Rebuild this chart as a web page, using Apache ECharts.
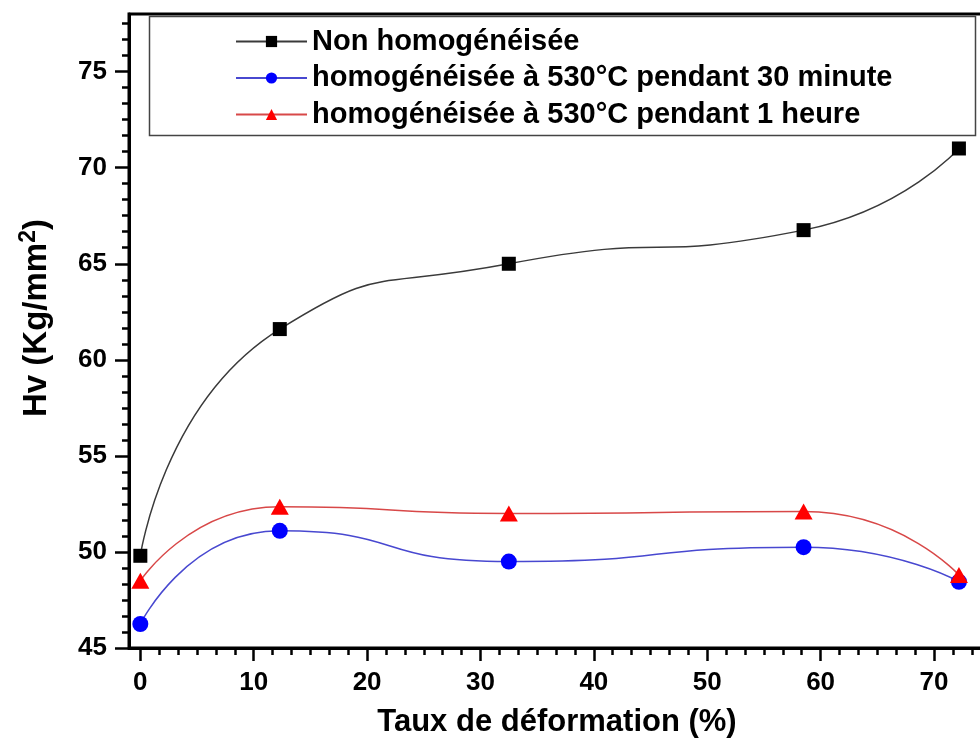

...

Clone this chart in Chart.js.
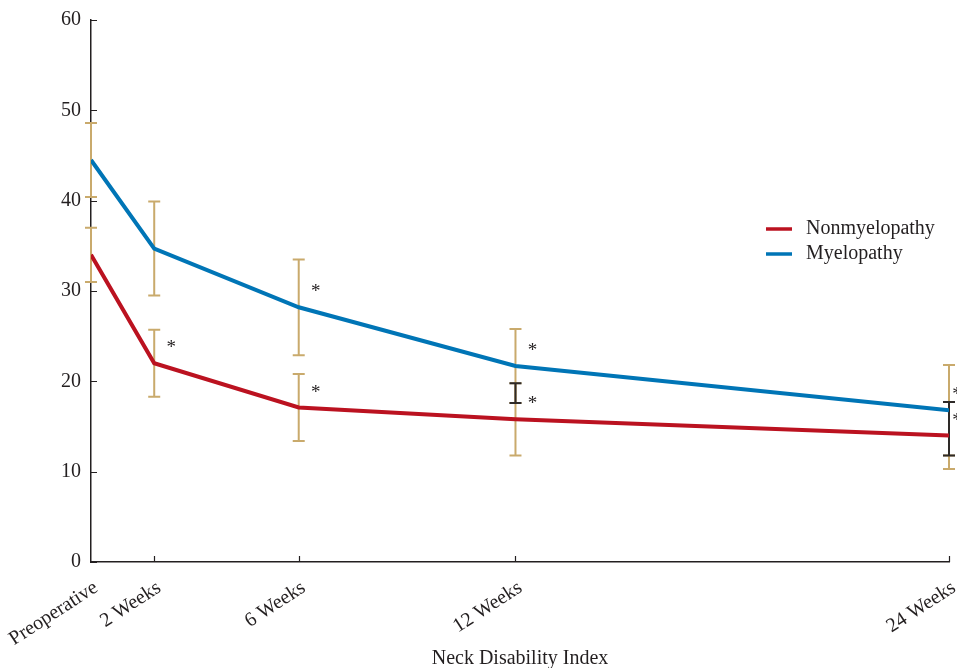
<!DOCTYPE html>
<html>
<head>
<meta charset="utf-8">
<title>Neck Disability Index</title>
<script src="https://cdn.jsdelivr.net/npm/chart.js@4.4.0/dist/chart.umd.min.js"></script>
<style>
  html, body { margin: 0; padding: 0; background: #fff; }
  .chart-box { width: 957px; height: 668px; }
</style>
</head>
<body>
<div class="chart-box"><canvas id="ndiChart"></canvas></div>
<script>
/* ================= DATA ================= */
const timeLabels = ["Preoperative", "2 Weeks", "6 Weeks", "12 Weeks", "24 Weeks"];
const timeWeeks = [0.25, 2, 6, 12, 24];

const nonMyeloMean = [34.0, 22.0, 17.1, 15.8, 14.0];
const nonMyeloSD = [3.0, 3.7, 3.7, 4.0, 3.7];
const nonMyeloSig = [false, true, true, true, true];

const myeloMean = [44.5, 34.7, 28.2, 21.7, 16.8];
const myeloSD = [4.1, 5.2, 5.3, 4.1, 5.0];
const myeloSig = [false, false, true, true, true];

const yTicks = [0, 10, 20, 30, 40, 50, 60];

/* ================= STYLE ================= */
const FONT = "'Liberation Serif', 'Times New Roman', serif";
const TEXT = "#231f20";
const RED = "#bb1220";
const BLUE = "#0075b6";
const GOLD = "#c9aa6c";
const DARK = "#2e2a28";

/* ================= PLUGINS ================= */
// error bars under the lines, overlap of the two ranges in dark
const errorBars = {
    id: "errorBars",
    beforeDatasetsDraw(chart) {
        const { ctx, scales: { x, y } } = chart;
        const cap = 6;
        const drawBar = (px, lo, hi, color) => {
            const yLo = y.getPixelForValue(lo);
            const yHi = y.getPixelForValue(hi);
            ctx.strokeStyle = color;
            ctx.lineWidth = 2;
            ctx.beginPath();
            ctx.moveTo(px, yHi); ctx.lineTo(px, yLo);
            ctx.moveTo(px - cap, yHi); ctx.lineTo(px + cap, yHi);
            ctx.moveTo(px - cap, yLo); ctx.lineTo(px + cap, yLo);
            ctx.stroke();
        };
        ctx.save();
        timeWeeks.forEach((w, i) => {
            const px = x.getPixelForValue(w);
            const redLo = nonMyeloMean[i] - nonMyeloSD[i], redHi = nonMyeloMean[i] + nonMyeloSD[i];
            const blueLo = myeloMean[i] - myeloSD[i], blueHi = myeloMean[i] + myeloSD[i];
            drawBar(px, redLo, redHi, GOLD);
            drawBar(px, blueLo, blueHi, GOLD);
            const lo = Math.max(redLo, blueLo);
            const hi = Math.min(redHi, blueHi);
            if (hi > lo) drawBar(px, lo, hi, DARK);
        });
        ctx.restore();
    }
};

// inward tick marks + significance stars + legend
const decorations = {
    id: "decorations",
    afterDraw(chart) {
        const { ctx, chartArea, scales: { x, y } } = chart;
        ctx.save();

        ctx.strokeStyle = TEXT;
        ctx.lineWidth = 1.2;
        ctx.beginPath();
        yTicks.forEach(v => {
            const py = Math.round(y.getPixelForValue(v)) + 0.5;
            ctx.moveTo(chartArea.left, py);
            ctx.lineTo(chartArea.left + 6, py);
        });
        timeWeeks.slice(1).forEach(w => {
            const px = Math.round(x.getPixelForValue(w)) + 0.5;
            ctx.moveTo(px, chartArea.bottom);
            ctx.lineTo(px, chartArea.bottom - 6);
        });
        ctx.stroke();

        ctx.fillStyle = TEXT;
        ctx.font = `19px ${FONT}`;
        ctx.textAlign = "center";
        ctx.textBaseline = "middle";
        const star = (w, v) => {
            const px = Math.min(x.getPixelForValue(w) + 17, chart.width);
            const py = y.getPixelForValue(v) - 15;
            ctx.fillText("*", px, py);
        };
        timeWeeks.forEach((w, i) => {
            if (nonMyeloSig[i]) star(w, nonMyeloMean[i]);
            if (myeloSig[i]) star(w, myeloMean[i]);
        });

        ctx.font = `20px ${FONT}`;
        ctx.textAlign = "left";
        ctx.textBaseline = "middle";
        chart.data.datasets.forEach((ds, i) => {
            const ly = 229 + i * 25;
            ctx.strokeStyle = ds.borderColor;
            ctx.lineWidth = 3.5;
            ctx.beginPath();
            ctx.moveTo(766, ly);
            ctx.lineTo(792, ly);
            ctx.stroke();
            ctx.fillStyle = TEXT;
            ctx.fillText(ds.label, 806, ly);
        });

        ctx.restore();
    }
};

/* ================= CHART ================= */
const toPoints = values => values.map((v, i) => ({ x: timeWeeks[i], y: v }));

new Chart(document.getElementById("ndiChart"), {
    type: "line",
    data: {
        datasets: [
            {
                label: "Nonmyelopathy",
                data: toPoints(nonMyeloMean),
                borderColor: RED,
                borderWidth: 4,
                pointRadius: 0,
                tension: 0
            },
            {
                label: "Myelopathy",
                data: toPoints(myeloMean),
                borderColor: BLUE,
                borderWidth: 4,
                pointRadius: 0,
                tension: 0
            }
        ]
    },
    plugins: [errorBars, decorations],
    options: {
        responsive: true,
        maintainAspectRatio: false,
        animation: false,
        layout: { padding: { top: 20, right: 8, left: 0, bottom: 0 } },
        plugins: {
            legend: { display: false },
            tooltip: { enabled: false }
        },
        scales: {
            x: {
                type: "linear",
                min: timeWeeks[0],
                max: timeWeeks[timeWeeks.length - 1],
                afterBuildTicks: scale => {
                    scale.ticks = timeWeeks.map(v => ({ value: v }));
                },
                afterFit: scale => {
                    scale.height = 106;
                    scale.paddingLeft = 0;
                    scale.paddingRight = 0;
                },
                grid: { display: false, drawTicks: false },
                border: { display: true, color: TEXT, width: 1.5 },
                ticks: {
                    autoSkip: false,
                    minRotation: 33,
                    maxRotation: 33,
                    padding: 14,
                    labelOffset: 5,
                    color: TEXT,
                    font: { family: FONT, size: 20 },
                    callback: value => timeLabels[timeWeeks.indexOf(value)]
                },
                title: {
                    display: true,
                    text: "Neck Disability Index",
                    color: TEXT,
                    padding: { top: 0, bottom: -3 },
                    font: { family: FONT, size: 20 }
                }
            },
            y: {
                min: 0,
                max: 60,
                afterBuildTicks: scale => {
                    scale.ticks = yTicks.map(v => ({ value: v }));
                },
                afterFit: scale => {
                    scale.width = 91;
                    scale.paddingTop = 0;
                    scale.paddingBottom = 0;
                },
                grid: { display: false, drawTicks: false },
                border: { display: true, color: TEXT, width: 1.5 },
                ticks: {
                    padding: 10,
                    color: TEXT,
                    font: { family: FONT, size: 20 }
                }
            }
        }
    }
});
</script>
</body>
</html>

Goal ->
Exactly the lines starting at the line containing "Clone this chart in Chart.js." and ending at the line containing "const myeloSig = [false, false, true, true, true];" should be transcribed, both included; omit the pictures.

Response below ->
Clone this chart in Chart.js.
<!DOCTYPE html>
<html>
<head>
<meta charset="utf-8">
<title>Neck Disability Index</title>
<script src="https://cdn.jsdelivr.net/npm/chart.js@4.4.0/dist/chart.umd.min.js"></script>
<style>
  html, body { margin: 0; padding: 0; background: #fff; }
  .chart-box { width: 957px; height: 668px; }
</style>
</head>
<body>
<div class="chart-box"><canvas id="ndiChart"></canvas></div>
<script>
/* ================= DATA ================= */
const timeLabels = ["Preoperative", "2 Weeks", "6 Weeks", "12 Weeks", "24 Weeks"];
const timeWeeks = [0.25, 2, 6, 12, 24];

const nonMyeloMean = [34.0, 22.0, 17.1, 15.8, 14.0];
const nonMyeloSD = [3.0, 3.7, 3.7, 4.0, 3.7];
const nonMyeloSig = [false, true, true, true, true];

const myeloMean = [44.5, 34.7, 28.2, 21.7, 16.8];
const myeloSD = [4.1, 5.2, 5.3, 4.1, 5.0];
const myeloSig = [false, false, true, true, true];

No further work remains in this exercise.